All gamers have the same boss battle hanging over us: The Undefeated Backlog. With every big game sale, we strengthen that enemy, adding to the endless library we will never touch. Gamers promise themselves that they’ll tackle that backlog one day and play some of those untouched games, but let’s be honest with each other: that day has never come. Until now.
Early last year I was unpacking from another move when I came across boxes and boxes of video games. As I began to organize them, I realized that there were many titles I didn’t finish or even start. And I had yet to even glance at my list of digital games. It was then that I vowed to change, to do the unthinkable and take on the greatest boss battle of all time: My Backlog of Video Games. And I was going in with a plan.
Check your Equipment and Resources
Like my usual major boss battle preparation, I counted my resources and strategized. I was in this for the long haul, and I had to know exactly what I was up against. So I catalogued my video game library, hard copy and digital, noting which games I’d started and which ones I had completed the main storyline in. The results were less than impressive. I hadn’t started or completed even 50% of my games. The majority of the finished games were in my Xbox library. The older consoles and handhelds had many unbeaten and untouched games. Extremely disgraceful for a self-proclaimed gamer such as myself. I decided to save those for last and tackled the console type with the most played games for the easiest round 1 victory!
Pick a Strategy
I finally settled on playing my Xbox games first, dating back to the first original Xbox from 2001. With my games list organized, I had to choose my method of attack. Did I play in alphabetical order, by release date, or perhaps completely at random? I vetoed games without a campaign, as they couldn’t technically be completed. Eventually (with the help of Twitter) I settled on a mix. I would choose games by their release year, picking from the batch to leave some choice in the games I would be playing. I knew I would struggle through some games and mixing them up instead of saving them for last would keep my stamina going strong. And yes, I am an organized nerd who keeps track of their library with an excel sheet and a convenient iOS app I have recently discovered called LiBib.
Distracting Side Quests
I started this journey last year, and I am happy to report I made it to games published in 2009. This is quite a personal feat considering the many distractions I had not quite prepared for in real life, like the new exciting games that I just had to experience right away (AC: Origins). It also gave me a much-needed break. Gaming fatigue, especially with vast open world games or the ever daunting repeating side quests, can knock all my gaming energy out of me. I am even more thankful now for fast travel points after spending hours walking across the entire Fallout 3 wasteland just to reach a quest marker. Pure boredom almost made me quit before I was able to remind myself that I wanted the experience of completing the game. If gamers from 2008 had to traverse in a computer-generated empty wasteland for hours to beat the game, then I would too. Afterwards, I rewarded myself by skipping ahead to 2015 and playing the very enjoyable indie title Tacoma before returning to my backlog. Side quests like this can be dangerous, with the strong temptation to stray so they must be approached cautiously.
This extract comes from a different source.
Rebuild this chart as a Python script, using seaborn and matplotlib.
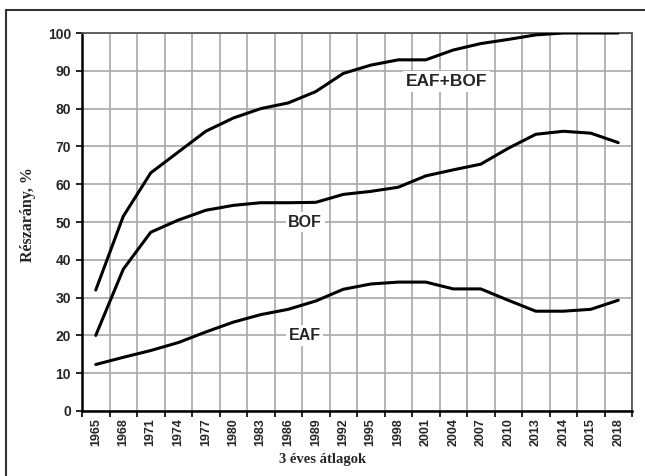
import numpy as np
import pandas as pd
import matplotlib
matplotlib.use("Agg")
import matplotlib.pyplot as plt
from matplotlib.lines import Line2D
import seaborn as sns

years = ['1965', '1968', '1971', '1974', '1977', '1980', '1983', '1986', '1989', '1992',
         '1995', '1998', '2001', '2004', '2007', '2010', '2013', '2014', '2015', '2018']
eaf_bof = [32, 51.5, 63, 68.5, 74, 77.5, 80, 81.5, 84.5, 89.3,
           91.5, 92.9, 92.9, 95.5, 97.2, 98.3, 99.5, 100, 100, 100]
bof = [20, 37.5, 47.3, 50.5, 53.1, 54.4, 55.1, 55.1, 55.2, 57.3,
       58.1, 59.2, 62.2, 63.8, 65.3, 69.5, 73.2, 74, 73.5, 71]
eaf = [12.3, 14.2, 16, 18.1, 20.9, 23.5, 25.5, 26.9, 29.1, 32.2,
       33.6, 34.1, 34.1, 32.3, 32.3, 29.3, 26.4, 26.4, 26.9, 29.3]
series_names = ['EAF+BOF', 'BOF', 'EAF']
y_ticks = [0, 10, 20, 30, 40, 50, 60, 70, 80, 90, 100]

df = pd.DataFrame({'year': years, 'EAF+BOF': eaf_bof, 'BOF': bof, 'EAF': eaf})
long = df.melt(id_vars='year', value_vars=series_names, var_name='series', value_name='value')

sns.set_style('white')
plt.rcParams['font.family'] = ['Liberation Sans', 'DejaVu Sans']

fig = plt.figure(figsize=(6.45, 4.76), dpi=100)
ax = fig.add_axes([82 / 645, 1 - 411 / 476, (632 - 82) / 645, (411 - 33) / 476])

sns.lineplot(data=long, x='year', y='value', hue='series', hue_order=series_names,
             palette={'EAF+BOF': 'black', 'BOF': 'black', 'EAF': 'black'},
             linewidth=2.2, legend=False, ax=ax, sort=False, zorder=3)

n = len(years)
ax.set_xlim(-0.5, n - 0.5)
ax.set_ylim(0, 100)
ax.set_xticks(range(n))
ax.set_xticklabels(years, rotation=90, fontsize=9, fontweight='bold')
ax.set_xticks(np.arange(-0.5, n, 1), minor=True)
ax.set_yticks(y_ticks)
ax.set_yticklabels([str(v) for v in y_ticks], fontsize=10, fontweight='bold')
ax.tick_params(axis='x', which='major', length=0, pad=5)
ax.tick_params(axis='x', which='minor', length=4, width=1.2, direction='out', bottom=True, color='black')
ax.tick_params(axis='y', which='major', length=4, width=1.2, direction='out', left=True, pad=4, color='black')

ax.grid(False)
ax.xaxis.grid(True, which='minor', color='#a8a8a8', linewidth=1.2)
ax.yaxis.grid(True, which='major', color='#a8a8a8', linewidth=1.2)
ax.set_axisbelow(True)

for s in ['left', 'bottom']:
    ax.spines[s].set_color('black')
    ax.spines[s].set_linewidth(1.8)
for s in ['top', 'right']:
    ax.spines[s].set_visible(True)
    ax.spines[s].set_color('#555555')
    ax.spines[s].set_linewidth(1.3)

ax.set_xlabel('')
ax.set_ylabel('')

box = dict(facecolor='white', edgecolor='none', pad=2)
ax.text(12.76, 87.1, 'EAF+BOF', ha='center', va='center', fontsize=12.5, fontweight='bold', bbox=box, zorder=4)
ax.text(7.62, 50, 'BOF', ha='center', va='center', fontsize=11.5, fontweight='bold', bbox=box, zorder=4)
ax.text(7.59, 20, 'EAF', ha='center', va='center', fontsize=11.5, fontweight='bold', bbox=box, zorder=4)

fig.text(323 / 645, 1 - 460 / 476, '3 éves átlagok', ha='center', va='center',
         fontsize=10.5, fontweight='bold', family=['Liberation Serif', 'DejaVu Serif'])
fig.text(27.5 / 645, 1 - 215 / 476, 'Részarány, %', ha='center', va='center', rotation=90,
         fontsize=11.5, fontweight='bold', family=['Liberation Serif', 'DejaVu Serif'])

fig.add_artist(Line2D([6 / 645, 6 / 645], [0, 1 - 10 / 476], transform=fig.transFigure,
                      color='#333333', linewidth=1.5))
fig.add_artist(Line2D([6 / 645, 1], [1 - 10 / 476, 1 - 10 / 476], transform=fig.transFigure,
                      color='#333333', linewidth=1.5))

fig.savefig('out.png', dpi=100, facecolor='white')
Knowledge Experience Points
I have discovered so many hidden gems within my backlog. Games I might not have otherwise played if not for this journey, such as the original Prey (2006) where you play as a Native American protagonist, or even Far Cry 3: Blood Dragon, a game full of satire and over-the-top 80s action. There is a new sense of discovery in playing older games. The gaming industry seems to move at such a rapid pace, and many brilliant games are swept aside for the latest AAA title. I am rediscovering them with a new perspective and sense of appreciation as I follow the evolution of video games year by year. Even the dated graphics don’t bother me nearly as much as expected. Pixelated games are making a comeback and after growing up playing Atari and Nintendo, it feels more nostalgic and comfortable than anything. At the end of the day, if I am enjoying the narrative, I can look past clunky controls and just enjoy the experience for its time, instead of comparing it to the latest and greatest. Isn’t that the point of gaming? For the player to be able throw themselves into the narrative and just have fun? Don’t forget about the added bonus of financial savings. I’m not buying as many new pricey games, resorting to sales and used video games stores for cheap offerings instead. A used game from the $10 sale bin offers an experience as unique as any newly released $80 game.
Main Quest Still in Progress
There is still much to be done before I can beat this Boss Battle. I have nine more years of Xbox games to finish and thanks to Xbox’s Games with Gold program and my love for buying used games, that list grows longer every month. I have barely touched my pile of PlayStation, Nintendo and PC games, but I do have a thorough plan of attack. I know where I need to go and how I can achieve beating the Backlog Boss. I will be following up this piece with games from my backlog that I think need more love or another visit.
I challenge you fellow gamers to the same Boss Bottle. What are some obstacles you encounter when tackling your backlog? What is an older game you’ve discovered lately?